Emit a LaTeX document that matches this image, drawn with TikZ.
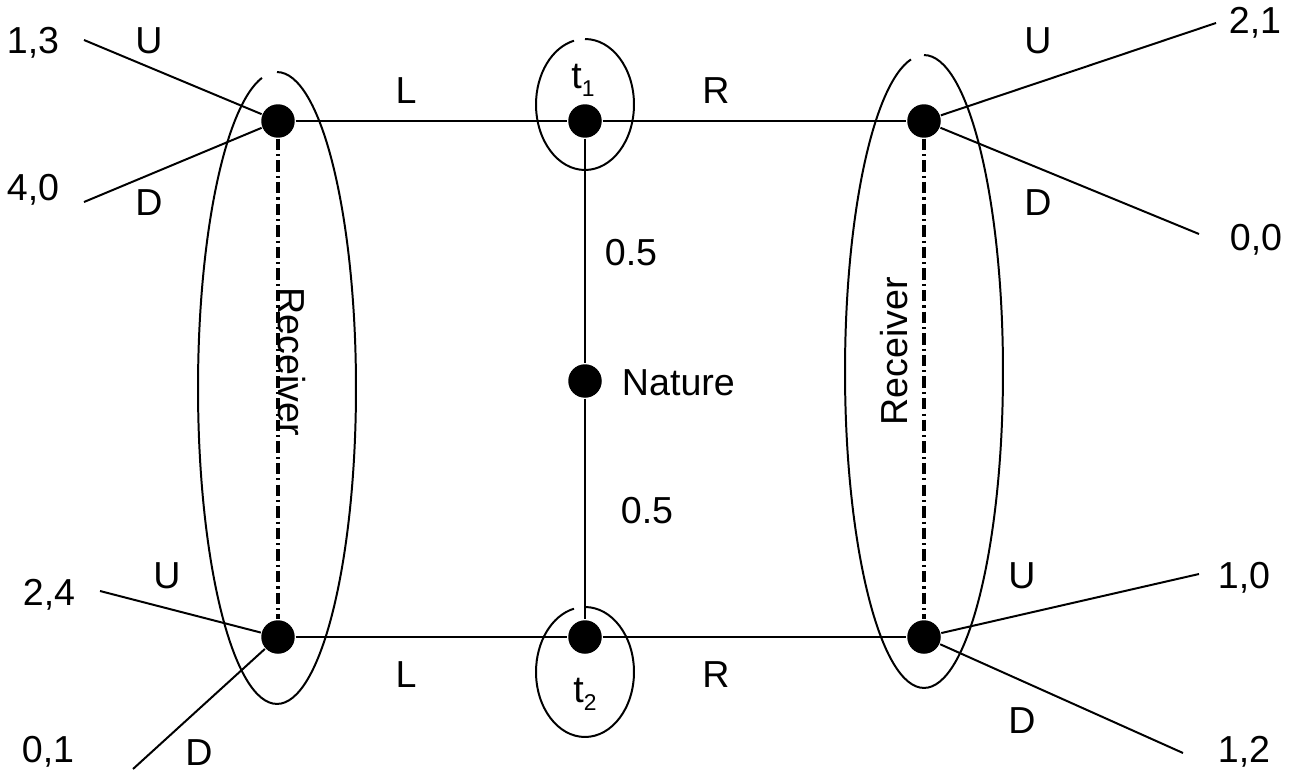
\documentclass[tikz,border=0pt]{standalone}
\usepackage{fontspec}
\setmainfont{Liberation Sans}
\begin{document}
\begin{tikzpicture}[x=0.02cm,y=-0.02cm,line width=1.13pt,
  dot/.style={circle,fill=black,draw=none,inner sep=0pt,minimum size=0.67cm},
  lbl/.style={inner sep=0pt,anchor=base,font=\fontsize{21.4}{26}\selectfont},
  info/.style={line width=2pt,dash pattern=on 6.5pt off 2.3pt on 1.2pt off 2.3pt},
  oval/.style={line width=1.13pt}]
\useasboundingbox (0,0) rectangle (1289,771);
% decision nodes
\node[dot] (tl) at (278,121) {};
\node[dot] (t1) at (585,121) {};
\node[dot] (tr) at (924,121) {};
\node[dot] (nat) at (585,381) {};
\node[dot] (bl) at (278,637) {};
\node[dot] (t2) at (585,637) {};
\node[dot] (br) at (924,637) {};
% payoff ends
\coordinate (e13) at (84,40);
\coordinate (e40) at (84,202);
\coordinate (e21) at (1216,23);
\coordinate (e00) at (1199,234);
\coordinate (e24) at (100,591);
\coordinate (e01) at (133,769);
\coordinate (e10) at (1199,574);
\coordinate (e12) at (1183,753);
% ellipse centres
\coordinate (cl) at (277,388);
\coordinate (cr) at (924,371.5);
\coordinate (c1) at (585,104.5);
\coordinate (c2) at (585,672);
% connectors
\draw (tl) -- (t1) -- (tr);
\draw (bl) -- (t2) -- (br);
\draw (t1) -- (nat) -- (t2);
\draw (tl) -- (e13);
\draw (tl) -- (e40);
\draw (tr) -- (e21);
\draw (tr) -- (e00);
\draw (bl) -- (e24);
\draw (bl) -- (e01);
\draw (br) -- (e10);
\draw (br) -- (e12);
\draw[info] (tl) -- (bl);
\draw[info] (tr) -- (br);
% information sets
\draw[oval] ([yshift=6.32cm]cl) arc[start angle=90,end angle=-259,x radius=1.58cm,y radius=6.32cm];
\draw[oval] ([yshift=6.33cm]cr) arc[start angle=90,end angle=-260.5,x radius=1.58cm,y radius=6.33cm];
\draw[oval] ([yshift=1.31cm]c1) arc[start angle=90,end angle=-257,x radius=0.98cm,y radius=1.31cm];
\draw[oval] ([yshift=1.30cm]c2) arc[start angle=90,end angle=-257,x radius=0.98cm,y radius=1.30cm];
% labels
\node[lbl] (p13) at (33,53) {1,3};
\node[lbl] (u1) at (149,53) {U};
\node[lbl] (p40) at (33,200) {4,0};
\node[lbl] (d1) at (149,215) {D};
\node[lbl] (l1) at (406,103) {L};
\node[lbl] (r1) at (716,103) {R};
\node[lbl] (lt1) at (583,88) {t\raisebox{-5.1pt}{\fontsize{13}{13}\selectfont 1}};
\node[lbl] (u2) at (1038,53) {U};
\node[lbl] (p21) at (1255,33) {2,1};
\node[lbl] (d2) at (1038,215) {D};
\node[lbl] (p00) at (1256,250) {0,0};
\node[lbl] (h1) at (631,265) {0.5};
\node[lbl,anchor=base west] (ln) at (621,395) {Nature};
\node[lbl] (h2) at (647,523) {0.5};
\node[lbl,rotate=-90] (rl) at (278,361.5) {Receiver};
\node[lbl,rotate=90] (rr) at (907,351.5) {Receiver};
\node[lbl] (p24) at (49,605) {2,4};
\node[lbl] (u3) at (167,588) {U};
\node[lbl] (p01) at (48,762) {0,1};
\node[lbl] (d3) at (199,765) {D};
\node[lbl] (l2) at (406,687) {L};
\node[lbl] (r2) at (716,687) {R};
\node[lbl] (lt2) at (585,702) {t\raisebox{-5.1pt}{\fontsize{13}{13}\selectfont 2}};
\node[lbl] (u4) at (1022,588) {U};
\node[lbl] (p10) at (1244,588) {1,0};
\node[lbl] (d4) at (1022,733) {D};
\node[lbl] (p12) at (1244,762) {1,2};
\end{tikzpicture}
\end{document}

◆ **What is required**
Copy all the data exactly as written, but skip any picture.

◆ **Solution**
Emit a LaTeX document that matches this image, drawn with TikZ.
\documentclass[tikz,border=0pt]{standalone}
\usepackage{fontspec}
\setmainfont{Liberation Sans}
\begin{document}
\begin{tikzpicture}[x=0.02cm,y=-0.02cm,line width=1.13pt,
  dot/.style={circle,fill=black,draw=none,inner sep=0pt,minimum size=0.67cm},
  lbl/.style={inner sep=0pt,anchor=base,font=\fontsize{21.4}{26}\selectfont},
  info/.style={line width=2pt,dash pattern=on 6.5pt off 2.3pt on 1.2pt off 2.3pt},
  oval/.style={line width=1.13pt}]
\useasboundingbox (0,0) rectangle (1289,771);
% decision nodes
\node[dot] (tl) at (278,121) {};
\node[dot] (t1) at (585,121) {};
\node[dot] (tr) at (924,121) {};
\node[dot] (nat) at (585,381) {};
\node[dot] (bl) at (278,637) {};
\node[dot] (t2) at (585,637) {};
\node[dot] (br) at (924,637) {};
% payoff ends
\coordinate (e13) at (84,40);
\coordinate (e40) at (84,202);
\coordinate (e21) at (1216,23);
\coordinate (e00) at (1199,234);
\coordinate (e24) at (100,591);
\coordinate (e01) at (133,769);
\coordinate (e10) at (1199,574);
\coordinate (e12) at (1183,753);
% ellipse centres
\coordinate (cl) at (277,388);
\coordinate (cr) at (924,371.5);
\coordinate (c1) at (585,104.5);
\coordinate (c2) at (585,672);
% connectors
\draw (tl) -- (t1) -- (tr);
\draw (bl) -- (t2) -- (br);
\draw (t1) -- (nat) -- (t2);
\draw (tl) -- (e13);
\draw (tl) -- (e40);
\draw (tr) -- (e21);
\draw (tr) -- (e00);
\draw (bl) -- (e24);
\draw (bl) -- (e01);
\draw (br) -- (e10);
\draw (br) -- (e12);
\draw[info] (tl) -- (bl);
\draw[info] (tr) -- (br);
% information sets
\draw[oval] ([yshift=6.32cm]cl) arc[start angle=90,end angle=-259,x radius=1.58cm,y radius=6.32cm];
\draw[oval] ([yshift=6.33cm]cr) arc[start angle=90,end angle=-260.5,x radius=1.58cm,y radius=6.33cm];
\draw[oval] ([yshift=1.31cm]c1) arc[start angle=90,end angle=-257,x radius=0.98cm,y radius=1.31cm];
\draw[oval] ([yshift=1.30cm]c2) arc[start angle=90,end angle=-257,x radius=0.98cm,y radius=1.30cm];
% labels
\node[lbl] (p13) at (33,53) {1,3};
\node[lbl] (u1) at (149,53) {U};
\node[lbl] (p40) at (33,200) {4,0};
\node[lbl] (d1) at (149,215) {D};
\node[lbl] (l1) at (406,103) {L};
\node[lbl] (r1) at (716,103) {R};
\node[lbl] (lt1) at (583,88) {t\raisebox{-5.1pt}{\fontsize{13}{13}\selectfont 1}};
\node[lbl] (u2) at (1038,53) {U};
\node[lbl] (p21) at (1255,33) {2,1};
\node[lbl] (d2) at (1038,215) {D};
\node[lbl] (p00) at (1256,250) {0,0};
\node[lbl] (h1) at (631,265) {0.5};
\node[lbl,anchor=base west] (ln) at (621,395) {Nature};
\node[lbl] (h2) at (647,523) {0.5};
\node[lbl,rotate=-90] (rl) at (278,361.5) {Receiver};
\node[lbl,rotate=90] (rr) at (907,351.5) {Receiver};
\node[lbl] (p24) at (49,605) {2,4};
\node[lbl] (u3) at (167,588) {U};
\node[lbl] (p01) at (48,762) {0,1};
\node[lbl] (d3) at (199,765) {D};
\node[lbl] (l2) at (406,687) {L};
\node[lbl] (r2) at (716,687) {R};
\node[lbl] (lt2) at (585,702) {t\raisebox{-5.1pt}{\fontsize{13}{13}\selectfont 2}};
\node[lbl] (u4) at (1022,588) {U};
\node[lbl] (p10) at (1244,588) {1,0};
\node[lbl] (d4) at (1022,733) {D};
\node[lbl] (p12) at (1244,762) {1,2};
\end{tikzpicture}
\end{document}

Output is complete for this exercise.